High Back Cut, Burnham Style!

Can I be an honorary Canadian then? I do that every chance I get.
 
VO backed with beer, a perfect combo! I learned that in a Watsonville bar, so hometown that the bartender had never been out of the county in his whole life, he said.
 
Talk about a train of a derail...
I wanna see some freaky notches.

The loggers in georgia cut piss small pine , they are pretty much a gone breed anymore as its all mecanical harversting.I had the plesure of working with a 40 year old feller , who had cut for pulp his entire life.
Those pines are like putty , very sappy , very sof and bendable.
Very predictable, he had a cut called the icecream cut or the twister , twisted sister, or mostly the swing cut .
It involved cutting a downward facing notch . then coming in high on the back cut and running the say down and around at the same time.
Very artsy, this man could fell almost against the lean.
These trees keep in mind were pretty much 12 to 14 inch dia beanpole pines.
Ive never seen or heard of their felling ways since.
His name was Amos McPherson.
One bad ass dude. 22 inch biceps looked just like and older Mike Tyson.
I know yall will immediatly dismiss this , thats cool.
But if yall saw this guy plowing through a hundred pines felling a tree a min even , yall would have been impressed.He was a master feller of his genre.
 
Talk about a train of a derail...
I wanna see some freaky notches.

The loggers in georgia cut piss small pine , they are pretty much a gone breed anymore as its all mecanical harversting.I had the plesure of working with a 40 year old feller , who had cut for pulp his entire life.
Those pines are like putty , very sappy , very sof and bendable.
Very predictable, he had a cut called the icecream cut or the twister , twisted sister, or mostly the swing cut .
It involved cutting a downward facing notch . then coming in high on the back cut and running the say down and around at the same time.
Very artsy, this man could fell almost against the lean.
These trees keep in mind were pretty much 12 to 14 inch dia beanpole pines.
Ive never seen or heard of their felling ways since.
His name was Amos McPherson.
One bad ass dude. 22 inch biceps looked just like and older Mike Tyson.
I know yall will immediatly dismiss this , thats cool.
But if yall saw this guy plowing through a hundred pines felling a tree a min even , yall would have been impressed.He was a master feller of his genre.
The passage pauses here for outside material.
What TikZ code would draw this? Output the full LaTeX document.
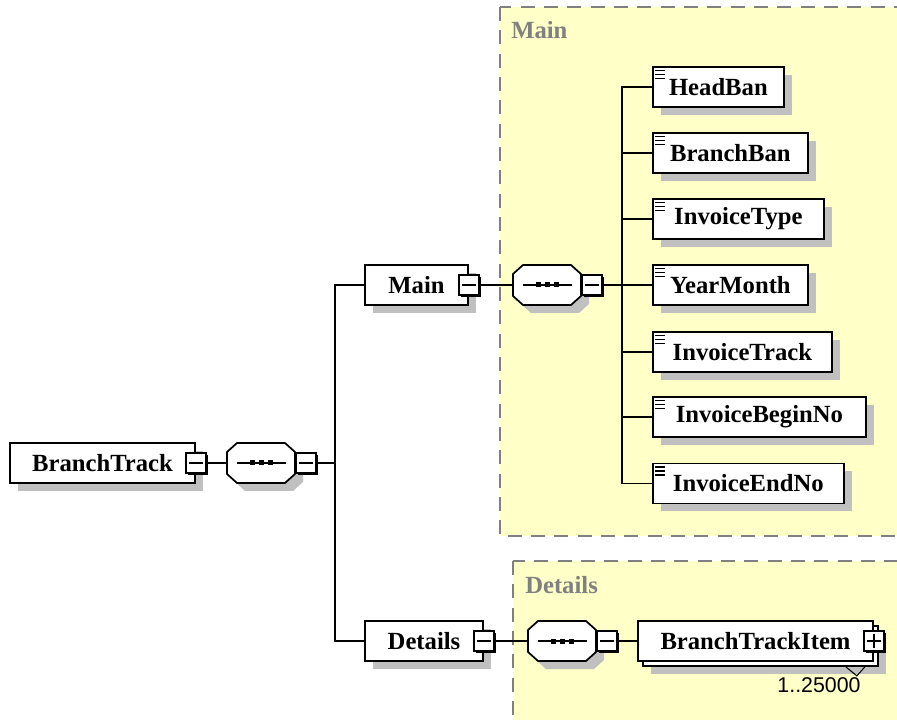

The bushel faller in a pecker-poll-patch is a living falling machine that is run by a mindset to make it pay. They think two to three trees ahead while they work on any one. And so when they walk up to the next to fall it the time between judging it's favor and having it on the ground has already been thought out.
 
Any faller worth his salt can lay the little stuff on the ground in a hurry, but lives for the pumpkins.8)
 
You called it. That's what the odd falling gig I get now is usually like. Just cream compared to the bush. The odd day or few of right of way falling is all I ever luck into now.:(
 
Flat ground is a given around here, but I'm totally with you on the no brush thing.
Not having to fight your way through brush and second growth is good.
Sometimes I miss the old days of cutting pulp, but I know for sure, that if I ever got a chance to do it again, it would cease being fun after two days at the max.
 
Since when does Black Velvet come in a can?:?
Well,it's a kind of a can,like a half gallon .

Back to the real subject .It's flat as a table top in these parts with the few exceptions of perhaps a tree on a river bank . As such seldom would any extra ordinary falling cuts be needed such as a notch/snipe etc .
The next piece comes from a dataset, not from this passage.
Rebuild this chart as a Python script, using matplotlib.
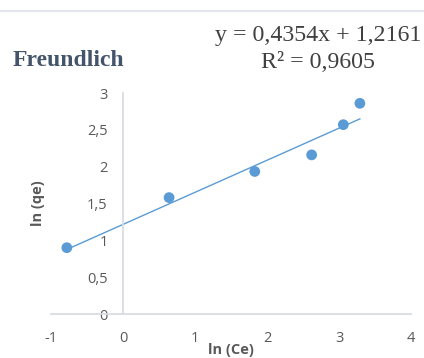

Leaving a couple inches of high back cut is standerd practice . On rare occasions sometimes a tapered back cut might be used to turn a tree on the fall . I can get maybe 40-45 degrees of redirect ,much over that I don't do too well .
 
The bushel faller in a pecker-poll-patch is a living falling machine that is run by a mindset to make it pay. They think two to three trees ahead while they work on any one. And so when they walk up to the next to fall it the time between judging it's favor and having it on the ground has already been thought out.

I miss ole Amos, he was a one of a kind.